## start

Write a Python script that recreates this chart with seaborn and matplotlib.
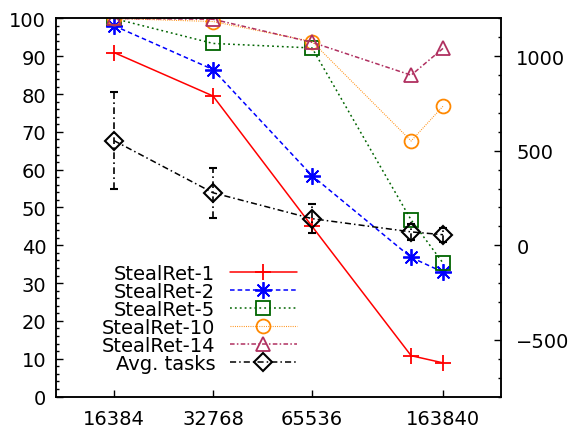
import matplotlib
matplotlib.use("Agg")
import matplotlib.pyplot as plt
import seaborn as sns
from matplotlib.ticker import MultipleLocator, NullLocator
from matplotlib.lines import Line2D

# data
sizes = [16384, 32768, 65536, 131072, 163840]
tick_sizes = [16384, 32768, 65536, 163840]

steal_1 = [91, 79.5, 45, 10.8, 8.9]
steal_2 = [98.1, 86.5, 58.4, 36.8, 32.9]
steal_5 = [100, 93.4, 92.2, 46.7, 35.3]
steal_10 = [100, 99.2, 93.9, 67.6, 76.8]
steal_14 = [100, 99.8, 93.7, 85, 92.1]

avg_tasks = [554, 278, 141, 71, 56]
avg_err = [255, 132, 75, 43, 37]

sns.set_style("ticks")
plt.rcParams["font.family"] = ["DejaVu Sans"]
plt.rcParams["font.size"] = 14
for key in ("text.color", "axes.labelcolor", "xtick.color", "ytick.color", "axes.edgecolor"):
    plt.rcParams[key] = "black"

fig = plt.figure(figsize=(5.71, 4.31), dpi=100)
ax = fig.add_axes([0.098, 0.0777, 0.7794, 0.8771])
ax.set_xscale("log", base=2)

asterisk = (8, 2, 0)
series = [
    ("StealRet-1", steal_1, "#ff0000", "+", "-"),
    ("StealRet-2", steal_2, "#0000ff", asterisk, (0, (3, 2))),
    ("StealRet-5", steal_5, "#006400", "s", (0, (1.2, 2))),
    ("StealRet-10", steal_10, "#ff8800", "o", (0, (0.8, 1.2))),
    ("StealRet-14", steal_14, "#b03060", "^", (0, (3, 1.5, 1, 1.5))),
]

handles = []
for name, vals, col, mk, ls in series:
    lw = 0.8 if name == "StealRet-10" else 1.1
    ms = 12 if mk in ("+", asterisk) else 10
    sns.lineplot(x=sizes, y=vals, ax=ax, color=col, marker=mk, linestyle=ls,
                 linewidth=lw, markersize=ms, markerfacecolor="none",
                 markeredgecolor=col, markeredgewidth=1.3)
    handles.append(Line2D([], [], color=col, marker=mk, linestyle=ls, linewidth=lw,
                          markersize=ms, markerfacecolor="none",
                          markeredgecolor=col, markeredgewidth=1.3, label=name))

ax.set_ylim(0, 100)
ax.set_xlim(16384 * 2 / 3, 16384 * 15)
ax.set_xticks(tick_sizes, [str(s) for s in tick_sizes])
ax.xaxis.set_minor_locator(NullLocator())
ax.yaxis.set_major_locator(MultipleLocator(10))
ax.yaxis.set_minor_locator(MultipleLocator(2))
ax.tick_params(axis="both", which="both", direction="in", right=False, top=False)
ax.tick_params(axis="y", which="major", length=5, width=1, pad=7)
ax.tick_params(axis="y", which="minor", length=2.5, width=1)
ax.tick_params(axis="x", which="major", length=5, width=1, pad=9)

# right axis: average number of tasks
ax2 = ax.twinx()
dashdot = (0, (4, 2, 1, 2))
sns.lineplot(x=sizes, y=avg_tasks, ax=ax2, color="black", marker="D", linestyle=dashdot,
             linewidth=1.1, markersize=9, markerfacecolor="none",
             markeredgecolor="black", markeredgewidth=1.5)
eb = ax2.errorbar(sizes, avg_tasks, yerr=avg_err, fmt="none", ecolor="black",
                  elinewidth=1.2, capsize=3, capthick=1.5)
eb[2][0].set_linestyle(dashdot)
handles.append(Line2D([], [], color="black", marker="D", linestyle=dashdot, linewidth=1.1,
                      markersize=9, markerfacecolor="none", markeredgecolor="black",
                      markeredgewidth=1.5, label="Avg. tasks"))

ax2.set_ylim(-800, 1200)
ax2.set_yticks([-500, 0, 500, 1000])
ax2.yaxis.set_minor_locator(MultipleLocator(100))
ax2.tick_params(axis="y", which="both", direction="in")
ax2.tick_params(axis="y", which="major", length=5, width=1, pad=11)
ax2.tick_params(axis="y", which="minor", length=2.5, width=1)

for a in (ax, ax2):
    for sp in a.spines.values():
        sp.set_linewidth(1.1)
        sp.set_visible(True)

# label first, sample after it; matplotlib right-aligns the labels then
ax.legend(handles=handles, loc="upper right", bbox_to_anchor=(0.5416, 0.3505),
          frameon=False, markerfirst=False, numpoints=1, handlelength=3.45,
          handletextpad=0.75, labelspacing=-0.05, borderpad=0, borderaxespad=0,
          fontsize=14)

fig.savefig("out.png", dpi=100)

## end

◆ WHAT IS ASKED: Make an exact reproduction of the listing above, without any pictures.

◆ SOLUTION FOR THIS TASK:
Write a Python script that recreates this chart with seaborn and matplotlib.
import matplotlib
matplotlib.use("Agg")
import matplotlib.pyplot as plt
import seaborn as sns
from matplotlib.ticker import MultipleLocator, NullLocator
from matplotlib.lines import Line2D

# data
sizes = [16384, 32768, 65536, 131072, 163840]
tick_sizes = [16384, 32768, 65536, 163840]

steal_1 = [91, 79.5, 45, 10.8, 8.9]
steal_2 = [98.1, 86.5, 58.4, 36.8, 32.9]
steal_5 = [100, 93.4, 92.2, 46.7, 35.3]
steal_10 = [100, 99.2, 93.9, 67.6, 76.8]
steal_14 = [100, 99.8, 93.7, 85, 92.1]

avg_tasks = [554, 278, 141, 71, 56]
avg_err = [255, 132, 75, 43, 37]

sns.set_style("ticks")
plt.rcParams["font.family"] = ["DejaVu Sans"]
plt.rcParams["font.size"] = 14
for key in ("text.color", "axes.labelcolor", "xtick.color", "ytick.color", "axes.edgecolor"):
    plt.rcParams[key] = "black"

fig = plt.figure(figsize=(5.71, 4.31), dpi=100)
ax = fig.add_axes([0.098, 0.0777, 0.7794, 0.8771])
ax.set_xscale("log", base=2)

asterisk = (8, 2, 0)
series = [
    ("StealRet-1", steal_1, "#ff0000", "+", "-"),
    ("StealRet-2", steal_2, "#0000ff", asterisk, (0, (3, 2))),
    ("StealRet-5", steal_5, "#006400", "s", (0, (1.2, 2))),
    ("StealRet-10", steal_10, "#ff8800", "o", (0, (0.8, 1.2))),
    ("StealRet-14", steal_14, "#b03060", "^", (0, (3, 1.5, 1, 1.5))),
]

handles = []
for name, vals, col, mk, ls in series:
    lw = 0.8 if name == "StealRet-10" else 1.1
    ms = 12 if mk in ("+", asterisk) else 10
    sns.lineplot(x=sizes, y=vals, ax=ax, color=col, marker=mk, linestyle=ls,
                 linewidth=lw, markersize=ms, markerfacecolor="none",
                 markeredgecolor=col, markeredgewidth=1.3)
    handles.append(Line2D([], [], color=col, marker=mk, linestyle=ls, linewidth=lw,
                          markersize=ms, markerfacecolor="none",
                          markeredgecolor=col, markeredgewidth=1.3, label=name))

ax.set_ylim(0, 100)
ax.set_xlim(16384 * 2 / 3, 16384 * 15)
ax.set_xticks(tick_sizes, [str(s) for s in tick_sizes])
ax.xaxis.set_minor_locator(NullLocator())
ax.yaxis.set_major_locator(MultipleLocator(10))
ax.yaxis.set_minor_locator(MultipleLocator(2))
ax.tick_params(axis="both", which="both", direction="in", right=False, top=False)
ax.tick_params(axis="y", which="major", length=5, width=1, pad=7)
ax.tick_params(axis="y", which="minor", length=2.5, width=1)
ax.tick_params(axis="x", which="major", length=5, width=1, pad=9)

# right axis: average number of tasks
ax2 = ax.twinx()
dashdot = (0, (4, 2, 1, 2))
sns.lineplot(x=sizes, y=avg_tasks, ax=ax2, color="black", marker="D", linestyle=dashdot,
             linewidth=1.1, markersize=9, markerfacecolor="none",
             markeredgecolor="black", markeredgewidth=1.5)
eb = ax2.errorbar(sizes, avg_tasks, yerr=avg_err, fmt="none", ecolor="black",
                  elinewidth=1.2, capsize=3, capthick=1.5)
eb[2][0].set_linestyle(dashdot)
handles.append(Line2D([], [], color="black", marker="D", linestyle=dashdot, linewidth=1.1,
                      markersize=9, markerfacecolor="none", markeredgecolor="black",
                      markeredgewidth=1.5, label="Avg. tasks"))

ax2.set_ylim(-800, 1200)
ax2.set_yticks([-500, 0, 500, 1000])
ax2.yaxis.set_minor_locator(MultipleLocator(100))
ax2.tick_params(axis="y", which="both", direction="in")
ax2.tick_params(axis="y", which="major", length=5, width=1, pad=11)
ax2.tick_params(axis="y", which="minor", length=2.5, width=1)

for a in (ax, ax2):
    for sp in a.spines.values():
        sp.set_linewidth(1.1)
        sp.set_visible(True)

# label first, sample after it; matplotlib right-aligns the labels then
ax.legend(handles=handles, loc="upper right", bbox_to_anchor=(0.5416, 0.3505),
          frameon=False, markerfirst=False, numpoints=1, handlelength=3.45,
          handletextpad=0.75, labelspacing=-0.05, borderpad=0, borderaxespad=0,
          fontsize=14)

fig.savefig("out.png", dpi=100)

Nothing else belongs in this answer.